Embracing Leadership-A Personal Reflection

Vanessa Hull

doi: https://doi.org/10.47886/9781934874608.ch16

I am 6 years old and sitting in my pajamas next to my birthday present—my very own life-sized giant panda stuffed animal. I remember vividly opening my eyes in my little yellow house in suburban Connecticut that morning and staring in disbelief at the replica of the black and white creature that had captured my fascination, thinking that this was most definitely the best day of my young life. It seems as if I blinked just once or twice and then found myself at age 22, stepping out of a car after driving for hours along beautiful winding mountains in the far-away country of China and looking up at a bamboo forest above me. I wondered whether the black and white mythical animals enshrouded in the forest knew I was there, a visitor from across the world who came to study them. My life in many ways felt like it had all been preparation up until that moment.

What happened next was a long and unexpected journey that I find myself reliving whenever I peruse my treasured collection of vivid photographs. In one of my favorite photos of the years I would later spend in China, I am a Ph.D. student standing in the bucket of a large and very dirty dump truck, lined up alongside a group of kind-hearted Chinese men, all beaming at the camera. We are covered in dirt and exhausted after hiking for more than 8 hours through thick bamboo forest in a nature reserve. We are in the midst of a surreal undertaking and no one knows if we will succeed. We are attempting to capture wild giant pandas in efforts to track them with global positioning system collars. It was not going well. We were failing. In fact, we had failed for almost 3 years. Scanning the group of dirty and smiling faces, if one tried to pick out who was the leader of the group, I would presumably be the least likely candidate. On the surface, I did not even belong in the picture, a young and often timid American woman who was seemingly out of place. Yet I was the unlikely leader, just trying to find my way and to orchestrate a project that was so much bigger than myself, much like the giant life-sized panda replica that I worshiped as a child.
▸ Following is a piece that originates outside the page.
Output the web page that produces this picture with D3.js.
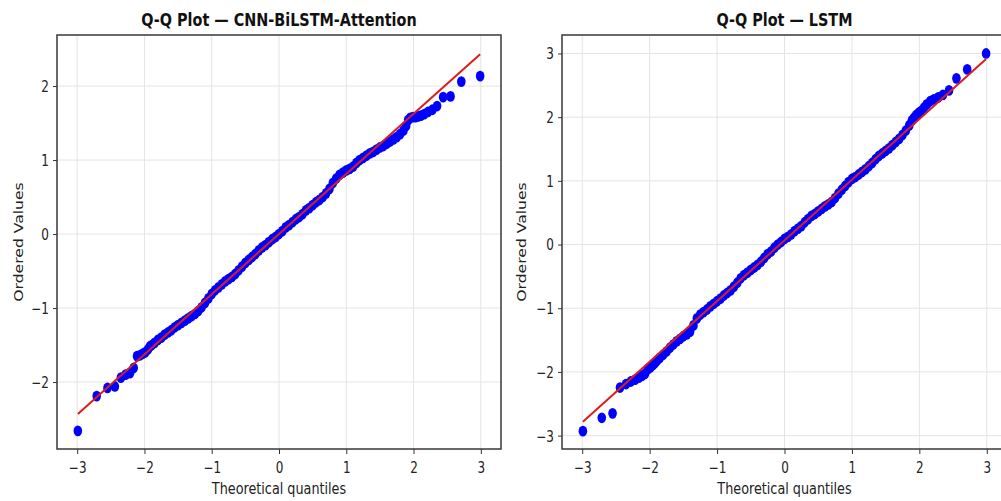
<!DOCTYPE html>
<html>
<head>
<meta charset="utf-8">
<script src="https://cdn.jsdelivr.net/npm/d3@7"></script>
<style>
  body { margin: 0; background: #fff; }
  svg { display: block; }
</style>
</head>
<body>
<svg id="chart" width="1001" height="501"></svg>
<script>
// theoretical quantiles (n = 500, sampled along the band), shared by both panels
var theoQ = [-2.99, -2.71, -2.55, -2.44, -2.35, -2.28, -2.215, -2.16, -2.11, -2.07, -2.03, -1.99, -1.95, -1.92, -1.89,
  -1.85, -1.80, -1.75, -1.70, -1.65, -1.60, -1.55, -1.50, -1.45, -1.40, -1.35, -1.30, -1.25, -1.20, -1.15, -1.10,
  -1.05, -1.00, -0.95, -0.90, -0.85, -0.80, -0.75, -0.70, -0.65, -0.60, -0.55, -0.50, -0.45, -0.40, -0.35, -0.30,
  -0.25, -0.20, -0.15, -0.10, -0.05, 0.00, 0.05, 0.10, 0.15, 0.20, 0.25, 0.30, 0.35, 0.40, 0.45, 0.50, 0.55, 0.60,
  0.65, 0.70, 0.75, 0.80, 0.85, 0.90, 0.95, 1.00, 1.05, 1.10, 1.15, 1.20, 1.25, 1.30, 1.35, 1.40, 1.45, 1.50, 1.55,
  1.60, 1.65, 1.70, 1.75, 1.80, 1.85,
  1.89, 1.92, 1.95, 1.99, 2.03, 2.07, 2.11, 2.16, 2.215, 2.28, 2.35, 2.44, 2.55, 2.71, 2.99];

var cnnVals = [-2.66, -2.19, -2.08, -2.06, -1.94, -1.90, -1.88, -1.81, -1.65, -1.64, -1.62, -1.60, -1.56, -1.52, -1.50,
  -1.47, -1.43, -1.40, -1.36, -1.33, -1.30, -1.26, -1.23, -1.20, -1.17, -1.14, -1.11, -1.08, -1.04, -0.99, -0.93,
  -0.87, -0.81, -0.76, -0.72, -0.68, -0.64, -0.61, -0.58, -0.54, -0.49, -0.44, -0.39, -0.35, -0.31, -0.27, -0.22,
  -0.18, -0.15, -0.11, -0.07, -0.04, 0.00, 0.04, 0.09, 0.12, 0.16, 0.20, 0.23, 0.27, 0.32, 0.35, 0.39, 0.43, 0.46,
  0.50, 0.55, 0.61, 0.69, 0.75, 0.80, 0.83, 0.86, 0.88, 0.91, 0.96, 1.00, 1.03, 1.06, 1.09, 1.11, 1.14, 1.17, 1.19,
  1.22, 1.25, 1.28, 1.31, 1.35, 1.40,
  1.46, 1.54, 1.57, 1.58, 1.58, 1.59, 1.60, 1.62, 1.65, 1.68, 1.73, 1.85, 1.86, 2.06, 2.135];

var lstmVals = [-2.93, -2.72, -2.65, -2.245, -2.19, -2.15, -2.12, -2.09, -2.06, -2.03, -1.96, -1.93, -1.89, -1.86, -1.82,
  -1.78, -1.73, -1.68, -1.62, -1.57, -1.52, -1.48, -1.44, -1.41, -1.37, -1.27, -1.16, -1.10, -1.06, -1.02, -0.97,
  -0.93, -0.89, -0.85, -0.80, -0.76, -0.72, -0.66, -0.60, -0.53, -0.48, -0.44, -0.40, -0.36, -0.32, -0.27, -0.21,
  -0.15, -0.11, -0.05, 0.00, 0.04, 0.09, 0.12, 0.16, 0.21, 0.25, 0.29, 0.35, 0.40, 0.45, 0.48, 0.52, 0.56, 0.60,
  0.63, 0.67, 0.73, 0.80, 0.86, 0.92, 0.98, 1.03, 1.06, 1.10, 1.14, 1.18, 1.23, 1.28, 1.34, 1.39, 1.43, 1.47, 1.51,
  1.56, 1.61, 1.66, 1.72, 1.79, 1.87,
  1.95, 1.99, 2.03, 2.07, 2.10, 2.15, 2.20, 2.25, 2.28, 2.31, 2.35, 2.42, 2.61, 2.75, 3.00];

// least squares fit [slope, intercept]
var cnnFit = [0.813, 0.0];
var lstmFit = [0.952, 0.065];

var xTicks = [-3, -2, -1, 0, 1, 2, 3];
var cnnYTicks = [-2, -1, 0, 1, 2];
var lstmYTicks = [-3, -2, -1, 0, 1, 2, 3];
var titles = ['Q-Q Plot \u2014 CNN-BiLSTM-Attention', 'Q-Q Plot \u2014 LSTM'];
var xLabel = 'Theoretical quantiles';
var yLabel = 'Ordered Values';

var STRETCH = 1.25; // picture is taller than wide
var FONT = 'DejaVu Sans, Verdana, sans-serif';
var svg = d3.select('#chart');

function drawPanel(box, title, vals, fit, yTicks, yDomain, yLabelX) {
  var x = d3.scaleLinear().domain([-3.3, 3.3]).range([box.left, box.right]);
  var y = d3.scaleLinear().domain(yDomain).range([box.bottom, box.top]);
  var g = svg.append('g');

  // grid
  g.selectAll('.gx').data(xTicks).enter().append('line')
    .attr('x1', function(d) { return x(d); }).attr('x2', function(d) { return x(d); })
    .attr('y1', box.top).attr('y2', box.bottom)
    .attr('stroke', '#e4e4e4').attr('stroke-width', 1);
  g.selectAll('.gy').data(yTicks).enter().append('line')
    .attr('y1', function(d) { return y(d); }).attr('y2', function(d) { return y(d); })
    .attr('x1', box.left).attr('x2', box.right)
    .attr('stroke', '#e4e4e4').attr('stroke-width', 1);

  // points
  var pts = theoQ.map(function(t, i) { return { t: t, v: vals[i] }; });
  g.selectAll('.pt').data(pts).enter().append('ellipse')
    .attr('cx', function(d) { return x(d.t); })
    .attr('cy', function(d) { return y(d.v); })
    .attr('rx', 4.3).attr('ry', 5.4)
    .attr('fill', '#0000ff');

  // fitted line
  var ext = d3.extent(theoQ);
  g.append('line')
    .attr('x1', x(ext[0])).attr('y1', y(fit[0] * ext[0] + fit[1]))
    .attr('x2', x(ext[1])).attr('y2', y(fit[0] * ext[1] + fit[1]))
    .attr('stroke', '#dd1c1c').attr('stroke-width', 2);

  // axes
  var ax = g.append('g')
    .attr('transform', 'translate(0,' + box.bottom + ')')
    .call(d3.axisBottom(x).tickValues(xTicks).tickSize(5).tickFormat(d3.format('d')));
  ax.select('.domain').remove();
  ax.attr('font-size', 12).attr('font-family', FONT);
  ax.selectAll('line').attr('stroke', '#333');
  ax.selectAll('text').attr('y', null).attr('dy', null).attr('fill', '#222')
    .attr('transform', 'translate(0,24) scale(1,' + STRETCH + ')');

  var ay = g.append('g')
    .attr('transform', 'translate(' + box.left + ',0)')
    .call(d3.axisLeft(y).tickValues(yTicks).tickSize(4).tickFormat(d3.format('d')));
  ay.select('.domain').remove();
  ay.attr('font-size', 12).attr('font-family', FONT);
  ay.selectAll('line').attr('stroke', '#333');
  ay.selectAll('text').attr('x', null).attr('dy', null).attr('fill', '#222')
    .attr('transform', 'translate(-8,5.4) scale(1,' + STRETCH + ')');

  // frame
  g.append('rect')
    .attr('x', box.left).attr('y', box.top)
    .attr('width', box.right - box.left).attr('height', box.bottom - box.top)
    .attr('fill', 'none').attr('stroke', '#383838').attr('stroke-width', 1.5);

  var cx = (box.left + box.right) / 2;
  g.append('text')
    .attr('transform', 'translate(' + cx + ',26) scale(1,' + STRETCH + ')')
    .attr('text-anchor', 'middle').attr('font-family', FONT)
    .attr('font-weight', 'bold').attr('font-size', 14.4).attr('fill', '#111')
    .text(title);
  g.append('text')
    .attr('transform', 'translate(' + cx + ',494) scale(1,' + STRETCH + ')')
    .attr('text-anchor', 'middle').attr('font-family', FONT)
    .attr('font-size', 12.8).attr('fill', '#222')
    .text(xLabel);
  g.append('text')
    .attr('transform', 'translate(' + yLabelX + ',' + ((box.top + box.bottom) / 2) + ') rotate(-90) scale(' + STRETCH + ',1)')
    .attr('text-anchor', 'middle').attr('font-family', FONT)
    .attr('font-size', 12.5).attr('fill', '#222')
    .text(yLabel);
}

drawPanel({ left: 57, right: 501, top: 35, bottom: 449 }, titles[0], cnnVals, cnnFit, cnnYTicks, [-2.905, 2.69], 23);
drawPanel({ left: 562, right: 1007, top: 35, bottom: 449 }, titles[1], lstmVals, lstmFit, lstmYTicks, [-3.21, 3.29], 526);
</script>
</body>
</html>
Having stumbled into leadership in this very unorthodox way, I learned how to be a leader over time by showing up, making mistakes, taking chances, and continuing to believe that I belonged. I am now an assistant professor who teaches and conducts research on coupled human and natural systems around the world. I will always be fueled by my deep connection to the giant panda, but I have also had opportunities to work on other species and in complex systems that face similar challenges with negotiating sustainability in a globalized world where relationships between people and nature are nuanced and intertwined. I have been humbled by research opportunities I have been afforded involving the complex challenges facing the world’s water bodies, where balancing competition between growing water demands for agriculture, energy, and a myriad of other needs is a daunting task.